Made of three papers, the thesis includes this ICML 2019 [remember the era when there were conferences?!] paper on scalable Metropolis-Hastings, by Rob Cornish, Paul Vanetti, Alexandre Bouchard-Côté, Georges Deligiannidis, and Arnaud Doucet, which I commented last year. Which achieves a remarkable and paradoxical O(1/√n) cost per iteration, provided (global) lower bounds are found on the (local) Metropolis-Hastings acceptance probabilities since they allow for Poisson thinning à la Devroye (1986) and  second order Taylor expansions constructed for all components of the target, with the third order derivatives providing bounds. However, the variability of the acceptance probability gets higher, which induces a longer but still manageable if the concentration of the posterior is in tune with the Bernstein von Mises asymptotics. I had not paid enough attention in my first read at the strong theoretical justification for the method, relying on the convergence of MAP estimates in well- and (some) mis-specified settings. Now, I would have liked to see the paper dealing with a more complex problem that logistic regression.

The second paper in the thesis is an ICML 2018 proceeding by Tom Rainforth, Robert Cornish, Hongseok Yang, Andrew Warrington, and Frank Wood, which considers Monte Carlo problems involving several nested expectations in a non-linear manner, meaning that (a) several levels of Monte Carlo approximations are required, with associated asymptotics, and (b) the resulting overall estimator is biased. This includes common doubly intractable posteriors, obviously, as well as (Bayesian) design and control problems. [And it has nothing to do with nested sampling.] The resolution chosen by the authors is strictly plug-in, in that they replace each level in the nesting with a Monte Carlo substitute and do not attempt to reduce the bias. Which means a wide range of solutions (other than the plug-in one) could have been investigated, including bootstrap maybe. For instance, Bayesian design is presented as an application of the approach, but since it relies on the log-evidence, there exist several versions for estimating (unbiasedly) this log-evidence. Similarly, the Forsythe-von Neumann technique applies to arbitrary transforms of a primary integral. The central discussion dwells on the optimal choice of the volume of simulations at each level, optimal in terms of asymptotic MSE. Or rather asymptotic bound on the MSE. The interesting result being that the outer expectation requires the square of the number of simulations for the other expectations. Which all need converge to infinity. A trick in finding an estimator for a polynomial transform reminded me of the SAME algorithm in that it duplicated the simulations as many times as the highest power of the polynomial. (The ‘Og briefly reported on this paper… four years ago.)

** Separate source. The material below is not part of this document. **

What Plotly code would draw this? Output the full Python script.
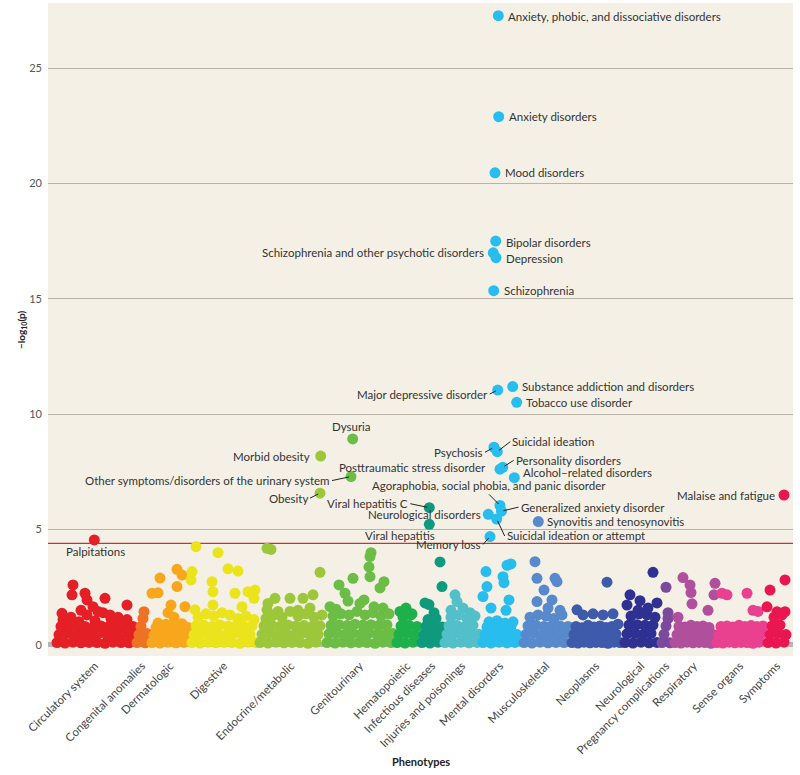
import plotly.graph_objects as go

# =========================
# DATA
# =========================

categories = [
    "Circulatory system", "Congenital anomalies", "Dermatologic", "Digestive",
    "Endocrine/metabolic", "Genitourinary", "Hematopoietic", "Infectious diseases",
    "Injuries and poisonings", "Mental disorders", "Musculoskeletal", "Neoplasms",
    "Neurological", "Pregnancy complications", "Respiratory", "Sense organs", "Symptoms",
]

colors = [
    "#e41f26", "#ee7124", "#f8a61c", "#ebe41c", "#9dc73b", "#6bbd45", "#1eb04b",
    "#0f9a7e", "#52bfc9", "#27bdee", "#5789cc", "#3d5aab", "#2e3192", "#7b4a9c",
    "#b0509c", "#e9408f", "#ea1652",
]

# phenotype position where each category starts (bulk of weak associations)
band_start = [9, 89, 104, 144, 212, 279, 349, 374, 397, 435, 476, 524, 577, 614, 627, 669, 720]

# -log10(p) of the weak associations, in phenotype order
circ_band = [0.1, 0.45, 0.8, 1.1, 0.08, 0.5, 0.78, 1.2, 0.12, 0.42,
             0.82, 1.0, 0.09, 0.48, 0.8, 1.3, 0.11, 0.44, 0.76, 1.05,
             0.1, 0.5, 0.82, 1.4, 0.07, 0.46, 0.8, 1.15, 0.12, 0.43,
             0.78, 1.0, 0.1, 0.47, 0.83, 1.1, 0.09, 0.45, 0.8]
cong_band = [0.1, 0.45, 0.8, 1.15, 0.09, 0.5]
derm_band = [0.1, 0.42, 0.75, 0.95, 0.08, 0.45, 0.78, 0.9, 0.12, 0.4,
             0.72, 1.0, 0.09, 0.46, 0.8, 0.92, 0.11, 0.44, 0.76]
dig_band = [0.1, 0.45, 0.82, 1.2, 0.08, 0.5, 0.85, 1.35, 0.12, 0.46,
            0.8, 1.25, 0.09, 0.48, 0.86, 1.4, 0.11, 0.44, 0.82, 1.3,
            0.1, 0.5, 0.84, 1.15, 0.07, 0.47, 0.8, 1.25, 0.12, 0.45,
            0.83, 1.1, 0.1]
endo_band = [0.1, 0.46, 0.82, 1.15, 0.08, 0.5, 0.85, 1.3, 0.12, 0.45,
             0.8, 1.2, 0.09, 0.48, 0.86, 1.45, 0.11, 0.44, 0.82, 1.25,
             0.1, 0.5, 0.84, 1.35, 0.07, 0.47, 0.8, 1.2, 0.12, 0.45,
             0.83, 1.3]
geni_band = [0.1, 0.48, 0.85, 1.25, 0.08, 0.5, 0.88, 1.35, 0.12, 0.46,
             0.84, 1.3, 0.09, 0.5, 0.9, 1.45, 0.11, 0.47, 0.86, 1.3,
             0.1, 0.5, 0.88, 1.4, 0.07, 0.48, 0.85, 1.25, 0.12, 0.46,
             0.87, 1.35, 0.1, 0.5]
hema_band = [0.1, 0.46, 0.82, 1.2, 0.08, 0.5, 0.85, 1.3, 0.12, 0.45, 0.8]
infe_band = [0.1, 0.45, 0.8, 1.1, 0.08, 0.48, 0.82, 1.15, 0.12, 0.44, 0.78]
inju_band = [0.1, 0.46, 0.82, 1.2, 0.08, 0.5, 0.84, 1.3, 0.12, 0.45,
             0.8, 1.15, 0.09, 0.48, 0.85, 1.25, 0.11, 0.46]
ment_band = [0.1, 0.45, 0.78, 1.0, 0.08, 0.48, 0.8, 1.05, 0.12, 0.44,
             0.76, 0.95, 0.09, 0.46, 0.8, 1.0, 0.11, 0.45]
musc_band = [0.1, 0.46, 0.82, 1.2, 0.08, 0.5, 0.85, 1.3, 0.12, 0.45,
             0.8, 1.25, 0.09, 0.48, 0.84, 1.15, 0.11, 0.46, 0.82, 1.3,
             0.1, 0.5, 0.8]
neop_band = [0.1, 0.45, 0.8, 0.08, 0.48, 0.75, 0.12, 0.44, 0.85, 0.09,
             0.46, 0.78, 0.11, 0.45, 0.82, 0.1, 0.5, 0.76, 0.07, 0.44,
             0.8, 0.12, 0.47, 0.9, 0.1]
neur_band = [0.1, 0.48, 0.86, 1.25, 0.08, 0.5, 0.88, 1.35, 0.12, 0.46,
             0.85, 1.3, 0.09, 0.5, 0.86, 1.2, 0.11]
preg_band = [0.1, 0.46, 0.82, 1.15, 0.09]
resp_band = [0.1, 0.45, 0.8, 0.08, 0.48, 0.78, 0.12, 0.44, 0.85, 0.09,
             0.46, 0.8, 0.11, 0.45, 0.82, 0.1, 0.5, 0.76, 0.07, 0.45]
sens_band = [0.1, 0.45, 0.8, 0.08, 0.48, 0.82, 0.12, 0.44, 0.78, 0.09,
             0.46, 0.85, 0.11, 0.45, 0.8, 0.1, 0.5, 0.84, 0.07, 0.44,
             0.8, 0.12, 0.47, 0.82]
symp_band = [0.1, 0.46, 0.82, 1.2, 0.08, 0.5, 0.86, 1.3, 0.12, 0.45]

bands = [circ_band, cong_band, derm_band, dig_band, endo_band, geni_band, hema_band,
         infe_band, inju_band, ment_band, musc_band, neop_band, neur_band, preg_band,
         resp_band, sens_band, symp_band]

# unlabeled phenotypes that stand out of the bulk (position, -log10 p)
circ_x = [25, 24, 37, 39, 57, 45, 79, 62, 14, 20, 70, 33, 50]
circ_y = [2.6, 2.17, 2.24, 1.95, 2.02, 1.66, 1.73, 1.3, 1.37, 1.08, 1.2, 1.5, 1.45]
cong_x = [96]
cong_y = [1.44]
derm_x = [104, 110, 112, 129, 134, 129, 123, 137, 120, 126]
derm_y = [2.24, 2.26, 2.9, 3.28, 3.03, 2.53, 1.73, 1.66, 1.4, 1.2]
dig_x = [148, 170, 144, 143, 164, 165, 180, 190, 187, 200, 207, 194, 165, 147, 206]
dig_y = [4.26, 4.0, 3.18, 2.82, 2.74, 2.31, 3.3, 3.2, 2.24, 2.31, 2.38, 1.66, 1.73, 1.52, 2.02]
endo_x = [219, 223, 220, 219, 227, 242, 255, 265, 272, 230, 250, 262]
endo_y = [4.19, 4.14, 1.8, 1.52, 2.02, 2.02, 2.02, 2.17, 3.15, 1.45, 1.5, 1.6]
geni_x = [291, 305, 297, 312, 323, 322, 321, 322, 336, 332, 282, 335, 300, 316, 288, 326]
geni_y = [2.6, 2.89, 2.24, 1.8, 4.0, 3.83, 3.38, 2.96, 2.74, 2.47, 1.66, 1.6, 1.9, 1.95,
          1.55, 1.65]
hema_x = [352, 358, 364]
hema_y = [1.45, 1.6, 1.35]
infe_x = [392, 394, 377, 381, 386]
infe_y = [3.6, 2.53, 1.82, 1.75, 1.4]
inju_x = [407, 409, 415, 422, 403]
inju_y = [2.17, 1.88, 1.6, 1.4, 1.5]
ment_x = [463, 438, 455, 439, 461, 435, 443, 458, 459, 456]
ment_y = [3.51, 3.18, 2.96, 2.53, 1.95, 2.1, 1.6, 1.5, 3.45, 2.7]
musc_x = [487, 489, 507, 509, 496, 504, 489, 500, 512]
musc_y = [3.61, 2.89, 2.89, 2.74, 2.38, 1.95, 1.88, 1.6, 1.5]
neop_x = [559, 529, 535, 545, 555, 565]
neop_y = [2.72, 1.52, 1.3, 1.35, 1.3, 1.35]
neur_x = [605, 582, 592, 609, 579, 590, 600]
neur_y = [3.15, 2.17, 1.92, 1.82, 1.73, 1.5, 1.6]
preg_x = [618, 620]
preg_y = [2.5, 1.4]
resp_x = [635, 642, 643, 644, 660, 630, 667, 666]
resp_y = [2.92, 2.6, 2.27, 1.78, 1.5, 1.2, 2.67, 2.17]
sens_x = [674, 679, 699, 705, 710]
sens_y = [2.24, 2.17, 2.24, 1.5, 1.45]
symp_x = [737, 722, 719, 729, 737]
symp_y = [2.82, 2.38, 1.65, 1.44, 1.44]

spots_x = [circ_x, cong_x, derm_x, dig_x, endo_x, geni_x, hema_x, infe_x, inju_x,
           ment_x, musc_x, neop_x, neur_x, preg_x, resp_x, sens_x, symp_x]
spots_y = [circ_y, cong_y, derm_y, dig_y, endo_y, geni_y, hema_y, infe_y, inju_y,
           ment_y, musc_y, neop_y, neur_y, preg_y, resp_y, sens_y, symp_y]

# labeled phenotypes
label_names = [
    "Palpitations", "Dysuria", "Morbid obesity",
    "Other symptoms/disorders of the urinary system", "Obesity",
    "Viral hepatitis C", "Viral hepatitis",
    "Anxiety, phobic, and dissociative disorders", "Anxiety disorders", "Mood disorders",
    "Bipolar disorders", "Schizophrenia and other psychotic disorders", "Depression",
    "Schizophrenia", "Major depressive disorder", "Substance addiction and disorders",
    "Tobacco use disorder", "Psychosis", "Suicidal ideation", "Personality disorders",
    "Posttraumatic stress disorder", "Alcohol\u2013related disorders",
    "Agoraphobia, social phobia, and panic disorder", "Generalized anxiety disorder",
    "Neurological disorders", "Suicidal ideation or attempt", "Memory loss",
    "Synovitis and tenosynovitis", "Malaise and fatigue",
]
label_cat = [0, 5, 4, 5, 4, 7, 7, 9, 9, 9, 9, 9, 9, 9, 9, 9, 9, 9, 9, 9, 9, 9, 9, 9,
             9, 9, 9, 10, 16]
label_x = [46.3, 304.7, 272.7, 303, 272, 381.3, 381.3, 450.3, 450.7, 447, 447.7, 445.3,
           448, 445.7, 449.7, 464.7, 468.7, 446, 449.3, 454.7, 452, 466.3, 452, 453.5,
           440.3, 448.7, 442, 490.3, 736]
label_y = [4.55, 8.93, 8.19, 7.30, 6.58, 5.95, 5.23, 27.28, 22.9, 20.47, 17.51, 17.0,
           16.79, 15.36, 11.05, 11.2, 10.52, 8.57, 8.38, 7.70, 7.62, 7.25, 6.05, 5.8,
           5.66, 5.46, 4.7, 5.35, 6.5]

threshold = 4.4

# =========================
# LABEL PLACEMENT (anchor, dx, dy, leader line)
# =========================

label_place = [
    ("center", 1, -12, False), ("center", -1, 12, False), ("right", -9, 0, False),
    ("right", -19, 4, True), ("right", -10, 5, True),
    ("right", -19, -4, True), ("center", -29, -11, False),
    ("left", 8, -1, False), ("left", 8, 0, False), ("left", 8, 0, False),
    ("left", 8, -1, False), ("right", -7, 0, False), ("left", 8, -1, False),
    ("left", 8, 0, False), ("right", -8, 4, True), ("left", 7, 0, False),
    ("left", 7, 0, False), ("right", -9, 5, True), ("left", 13, -10, True),
    ("left", 11, -7, True), ("right", -12, 2, False), ("left", 7, 5, False),
    ("center", -11, -11, True), ("left", 17, -4, True),
    ("right", -5, 0, False), ("left", 8, 17, True), ("right", -7, 8, True),
    ("left", 7, 0, False), ("right", -7, 0, False),
]

fig = go.Figure()

# =========================
# POINTS
# =========================

tickvals = []
for i, cat in enumerate(categories):
    bx = [band_start[i] + 2 * k for k in range(len(bands[i]))]
    xs = bx + spots_x[i]
    ys = bands[i] + spots_y[i]
    for n, c in enumerate(label_cat):
        if c == i:
            xs.append(label_x[n])
            ys.append(label_y[n])
    tickvals.append((bx[0] + bx[-1]) / 2)

    fig.add_trace(
        go.Scatter(
            x=xs,
            y=ys,
            mode="markers",
            marker=dict(size=11, color=colors[i], line=dict(width=0)),
            name=cat,
            hoverinfo="y+name",
            showlegend=False,
        )
    )

# =========================
# LABELS
# =========================

for n, name in enumerate(label_names):
    anchor, dx, dy, line = label_place[n]
    if line:
        fig.add_annotation(
            x=label_x[n], y=label_y[n], text=name,
            showarrow=True, arrowhead=0, arrowwidth=1, arrowcolor="#222222",
            ax=dx, ay=dy, standoff=2, xanchor=anchor,
            yanchor="bottom" if anchor == "center" else "middle",
            font=dict(size=11.5, color="#333333"),
        )
    else:
        fig.add_annotation(
            x=label_x[n], y=label_y[n], text=name, showarrow=False,
            xanchor=anchor, yanchor="middle", xshift=dx, yshift=dy,
            font=dict(size=11.5, color="#333333"),
        )

# significance threshold
fig.add_hline(y=threshold, line=dict(color="#c9323b", width=1.3), layer="below")

# axis titles
fig.add_annotation(
    x=0.5, y=-0.162, xref="paper", yref="paper", showarrow=False, yshift=-8,
    text="<b>Phenotypes</b>", font=dict(size=11, color="#222222"),
)
fig.add_annotation(
    x=0, y=0.5, xref="paper", yref="paper", showarrow=False, textangle=-90, xshift=-35,
    text="<b>\u2212log<sub>10</sub>(p)</b>", font=dict(size=10, color="#222222"),
)

# =========================
# LAYOUT
# =========================

fig.update_layout(
    width=800,
    height=775,
    margin=dict(l=48, r=7, t=3, b=119),
    paper_bgcolor="white",
    plot_bgcolor="#f5f0e6",
    font=dict(family="Lato, sans-serif", color="#444444", size=11),
    showlegend=False,
    xaxis=dict(
        range=[0, 745],
        tickmode="array",
        tickvals=tickvals,
        ticktext=categories,
        tickangle=-45,
        showgrid=False,
        zeroline=False,
        ticks="",
        automargin=False,
        tickfont=dict(size=11.5, color="#444444"),
    ),
    yaxis=dict(
        range=[-0.48, 27.83],
        tickvals=[0, 5, 10, 15, 20, 25],
        gridcolor="#b9b2a6",
        gridwidth=1,
        zeroline=True,
        zerolinecolor="#b5b5b5",
        zerolinewidth=5,
        ticks="",
        automargin=False,
        ticklabelstandoff=5,
        tickfont=dict(size=11, color="#555555"),
    ),
)

# page body margin off so the figure sits at the window corner
fig.write_html(
    "out.html",
    config={"displayModeBar": False},
    post_script="document.body.style.margin = '0';",
)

The third and last part of the thesis is a proposal [to appear in ICML 20] on relaxing bijectivity constraints in normalising flows with continuously index flows. (Or CIF. As Rob made a joke about this cleaning brand, let me add (?) to that joke by mentioning that looking at CIF and bijections is less dangerous in a Trump cum COVID era at CIF and injections!) With Anthony Caterini, George Deligiannidis and Arnaud Doucet as co-authors. I am much less familiar with this area and hence a wee bit puzzled at the purpose of removing what I understand to be an appealing side of normalising flows, namely to produce a manageable representation of density functions as a combination of bijective and differentiable functions of a baseline random vector, like a standard Normal vector. The argument made in the paper is that imposing this representation of the density imposes a constraint on the topology of its support since said support is homeomorphic to the support of the baseline random vector. While the supporting theoretical argument is a mathematical theorem that shows the Lipschitz bound on the transform should be infinity in the case the supports are topologically different, these arguments may be overly theoretical when faced with the practical implications of the replacement strategy. I somewhat miss its overall strength given that the whole point seems to be in approximating a density function, based on a finite sample.